> _Task instructions_
Repeat everything from the first line of the listing below through the line that contains "return 1 - y / H", exactly. Leave out pictures.

> _Data segment_
※

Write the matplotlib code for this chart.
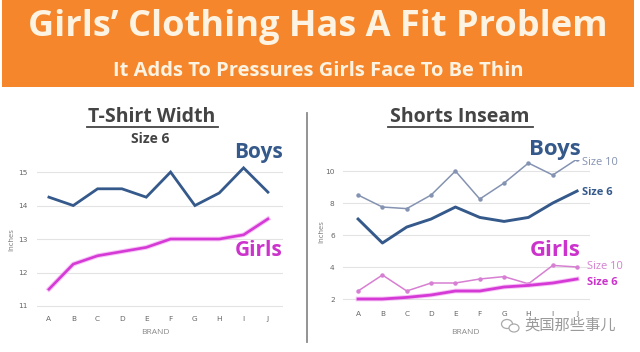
import matplotlib
matplotlib.use("Agg")
import matplotlib.pyplot as plt
from matplotlib.patches import Rectangle, Ellipse
from matplotlib.lines import Line2D

# ---- data ----
brands = ["A", "B", "C", "D", "E", "F", "G", "H", "I", "J"]
tshirt_boys = [14.25, 14.0, 14.5, 14.5, 14.25, 15.0, 14.0, 14.375, 15.125, 14.4]
tshirt_girls = [11.5, 12.25, 12.5, 12.625, 12.75, 13.0, 13.0, 13.0, 13.125, 13.6]
tshirt_yticks = [11, 12, 13, 14, 15]

shorts_boys_10 = [8.5, 7.75, 7.65, 8.5, 10.0, 8.25, 9.25, 10.5, 9.75, 10.75]
shorts_boys_6 = [7.0, 5.5, 6.5, 7.0, 7.75, 7.1, 6.85, 7.1, 8.0, 8.75]
shorts_girls_10 = [2.5, 3.5, 2.5, 3.0, 3.0, 3.25, 3.4, 2.95, 4.1, 4.0]
shorts_girls_6 = [2.0, 2.0, 2.1, 2.25, 2.5, 2.5, 2.75, 2.85, 3.0, 3.25]
shorts_yticks = [2, 4, 6, 8, 10]

W, H = 640, 352
fig = plt.figure(figsize=(W / 100, H / 100), dpi=100)
fig.patch.set_facecolor("white")

def fx(x):
    return x / W

def fy(y):
    return 1 - y / H

FONT = "Open Sans"
BLUE = "#34598a"
BLUE_LIGHT = "#8593b2"
MAG = "#d63ad6"
MAG_LIGHT = "#d77fd2"
DARK = "#444444"

# header band
fig.patches.append(Rectangle((fx(2), fy(87)), fx(632), 87 / H, transform=fig.transFigure,
                             facecolor="#f5862b", edgecolor="none", zorder=0))
fig.text(fx(318), fy(36), "Girls\u2019 Clothing Has A Fit Problem", ha="center", va="baseline",
         fontsize=26, fontweight="bold", family=FONT, color="#fdf3e2")
fig.text(fx(318), fy(76), "It Adds To Pressures Girls Face To Be Thin", ha="center", va="baseline",
         fontsize=14.5, fontweight="bold", family=FONT, color="#fdf3e2")

def make_axes(left, right, top, bottom, xlim, ylim, yticks, ypad):
    ax = fig.add_axes([fx(left), fy(bottom), fx(right - left), (bottom - top) / H])
    ax.set_xlim(*xlim)
    ax.set_ylim(*ylim)
    for s in ax.spines.values():
        s.set_visible(False)
    ax.set_yticks(yticks)
    ax.set_xticks(range(len(brands)))
    ax.set_xticklabels(brands)
    ax.tick_params(length=0, labelsize=5.3, labelcolor="#666666")
    ax.tick_params(axis="y", pad=ypad)
    ax.tick_params(axis="x", pad=4)
    ax.grid(axis="y", color="#e3e3e3", linewidth=0.8)
    ax.set_axisbelow(True)
    ax.patch.set_alpha(0)
    return ax

# ---- left panel ----
ax1 = make_axes(37, 283, 160, 310, (-0.49, 9.62), (10.88, 15.36), tshirt_yticks, 7)
x = range(len(brands))
ax1.plot(x, tshirt_boys, color=BLUE, lw=2.0, solid_joinstyle="miter")
ax1.plot(x, tshirt_girls, color="#f0a0f0", lw=3.4, alpha=0.6)
ax1.plot(x, tshirt_girls, color=MAG, lw=1.9)

fig.text(fx(12), fy(240), "Inches", rotation=90, ha="center", va="center", fontsize=5.5,
         color="#777777", family=FONT)
fig.text(fx(155), fy(332), "BRAND", ha="center", va="center", fontsize=6, color="#888888", family=FONT)
fig.text(fx(152), fy(122), "T-Shirt Width", ha="center", va="baseline", fontsize=14,
         fontweight="bold", family=FONT, color=DARK)
fig.lines.append(Line2D([fx(87), fx(218)], [fy(126.5), fy(126.5)], transform=fig.transFigure,
                        color=DARK, lw=1.3))
fig.text(fx(150), fy(143), "Size 6", ha="center", va="baseline", fontsize=10,
         fontweight="bold", family=FONT, color=DARK)
fig.text(fx(259), fy(158), "Boys", ha="center", va="baseline", fontsize=15,
         fontweight="bold", family=FONT, color=BLUE)
fig.text(fx(259), fy(256), "Girls", ha="center", va="baseline", fontsize=15,
         fontweight="bold", family=FONT, color="#cc33cc")

# divider
fig.lines.append(Line2D([fx(307), fx(307)], [fy(113), fy(342)], transform=fig.transFigure,
                        color="#8a8a8a", lw=1.3))

# ---- right panel ----
ax2 = make_axes(343, 590, 160, 305, (-0.62, 9.53), (1.625, 10.69), shorts_yticks, 6)
ax2.plot(x, shorts_boys_10, color=BLUE_LIGHT, lw=1.1, marker="o", markersize=2.2)
ax2.plot(x, shorts_boys_6, color=BLUE, lw=2.1)
ax2.plot(x, shorts_girls_10, color=MAG_LIGHT, lw=1.1, marker="o", markersize=2.2)
ax2.plot(x, shorts_girls_6, color="#f0a0f0", lw=3.4, alpha=0.6)
ax2.plot(x, shorts_girls_6, color=MAG, lw=2.0)

fig.text(fx(322), fy(232), "Inches", rotation=90, ha="center", va="center", fontsize=5.5,
         color="#777777", family=FONT)
fig.text(fx(465), fy(332), "BRAND", ha="center", va="center", fontsize=6, color="#888888", family=FONT)
fig.text(fx(460), fy(122), "Shorts Inseam", ha="center", va="baseline", fontsize=14,
         fontweight="bold", family=FONT, color=DARK)
fig.lines.append(Line2D([fx(388), fx(533)], [fy(127), fy(127)], transform=fig.transFigure,
                        color=DARK, lw=1.3))
fig.text(fx(555), fy(155), "Boys", ha="center", va="baseline", fontsize=16,
         fontweight="bold", family=FONT, color=BLUE)
fig.text(fx(582), fy(165), "Size 10", ha="left", va="baseline", fontsize=8,
         family=FONT, color=BLUE_LIGHT)
fig.text(fx(582), fy(195), "Size 6", ha="left", va="baseline", fontsize=8,
         fontweight="bold", family=FONT, color=BLUE)
fig.text(fx(555), fy(256), "Girls", ha="center", va="baseline", fontsize=16,
         fontweight="bold", family=FONT, color="#cc33cc")
fig.text(fx(587), fy(269), "Size 10", ha="left", va="baseline", fontsize=8,
         family=FONT, color=MAG_LIGHT)
fig.text(fx(587), fy(285), "Size 6", ha="left", va="baseline", fontsize=8,
         fontweight="bold", family=FONT, color="#cc33cc")

# watermark
fig.patches.append(Ellipse((fx(507), fy(324)), 11 / W, 9 / H, transform=fig.transFigure,
                           facecolor="white", edgecolor="#aaaaaa", lw=0.9, zorder=5))
fig.patches.append(Ellipse((fx(514), fy(328)), 10 / W, 8 / H, transform=fig.transFigure,
                           facecolor="white", edgecolor="#aaaaaa", lw=0.9, zorder=5))
fig.text(fx(570), fy(325), "英国那些事儿", ha="center", va="center", fontsize=11,
         family=["Noto Sans CJK SC", "DejaVu Sans"], color="#9a9a9a", zorder=6)

fig.savefig("out.png", dpi=100, facecolor="white")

※

> _Written response_
Write the matplotlib code for this chart.
import matplotlib
matplotlib.use("Agg")
import matplotlib.pyplot as plt
from matplotlib.patches import Rectangle, Ellipse
from matplotlib.lines import Line2D

# ---- data ----
brands = ["A", "B", "C", "D", "E", "F", "G", "H", "I", "J"]
tshirt_boys = [14.25, 14.0, 14.5, 14.5, 14.25, 15.0, 14.0, 14.375, 15.125, 14.4]
tshirt_girls = [11.5, 12.25, 12.5, 12.625, 12.75, 13.0, 13.0, 13.0, 13.125, 13.6]
tshirt_yticks = [11, 12, 13, 14, 15]

shorts_boys_10 = [8.5, 7.75, 7.65, 8.5, 10.0, 8.25, 9.25, 10.5, 9.75, 10.75]
shorts_boys_6 = [7.0, 5.5, 6.5, 7.0, 7.75, 7.1, 6.85, 7.1, 8.0, 8.75]
shorts_girls_10 = [2.5, 3.5, 2.5, 3.0, 3.0, 3.25, 3.4, 2.95, 4.1, 4.0]
shorts_girls_6 = [2.0, 2.0, 2.1, 2.25, 2.5, 2.5, 2.75, 2.85, 3.0, 3.25]
shorts_yticks = [2, 4, 6, 8, 10]

W, H = 640, 352
fig = plt.figure(figsize=(W / 100, H / 100), dpi=100)
fig.patch.set_facecolor("white")

def fx(x):
    return x / W

def fy(y):
    return 1 - y / H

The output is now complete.